I'm using a dataset with an age group variable. I'm trying to visualise the total purchasing value of different age groups on a bar chart but there are two bars for the same age groups. I checked to see if there were repeat age groups with the unique() function and it has told me that there are two "unique" 18-24 age groups. I want this to be shown in a single bar but it shows me two. Could anyone tell me what's going on?
Asked
Active
Viewed 26 times
0

stefan
- 90,330
- 6
- 25
- 51

Milan Chinnick
- 11
- 1
-
4If you have a closer look you see that a different symbol is used to separate the ages, i.e. a smaller and a longer hyphen or dash. To get only one bar per age group, you have to recode your age categories, i.e. replace e.g. the longer dash by the shorter. For more help I would suggest to provide [a minimal reproducible example](https://stackoverflow.com/questions/5963269/how-to-make-a-great-r-reproducible-example) including a snippet of your data or some fake data. – stefan Apr 26 '23 at 15:40
1 Answers
0
All characters are represented numerically in a computer. Different systems exist known as encodings.
The duplicated categories are not really duplicates as they contain different dash characters.

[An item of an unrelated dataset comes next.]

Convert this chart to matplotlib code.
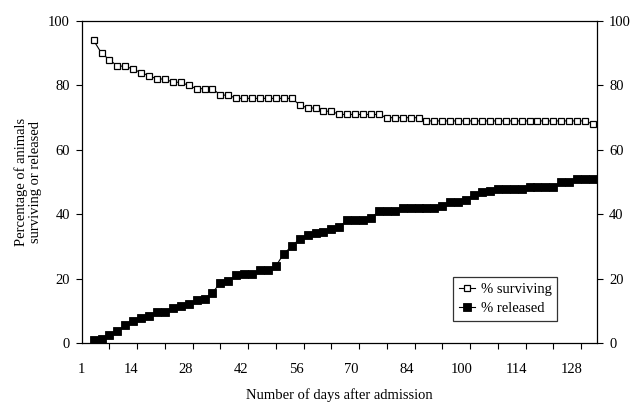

They may seem similar to human eyes and equivalent in meaning, but to the computer they are as different as 'a' and 'b' are.
You can transform your age
variable to unify the groups using a regex that identifies all possible dash characters and replacing them by the common dash.
(I'm assuming that the ages group are stored in an age
column of a data
data.frame.)
data <- data.frame(
age = c(
"18-24",
"18–24",
"18-24",
"25-34"
)
)
unique(data$age)
# [1] "18-24" "18–24" "25-34"
# Using base-r:
data$age <- sub("\\p{Pd}", "-", data$age, perl = TRUE)
unique(data$age)
# [1] "18-24" "25-34"
# Using `stringr`:
library(stringr)
data$age <- str_replace(data$age, "\\p{Pd}", "-")
unique(data$age)
# [1] "18-24" "25-34"

Santiago
- 641
- 3
- 14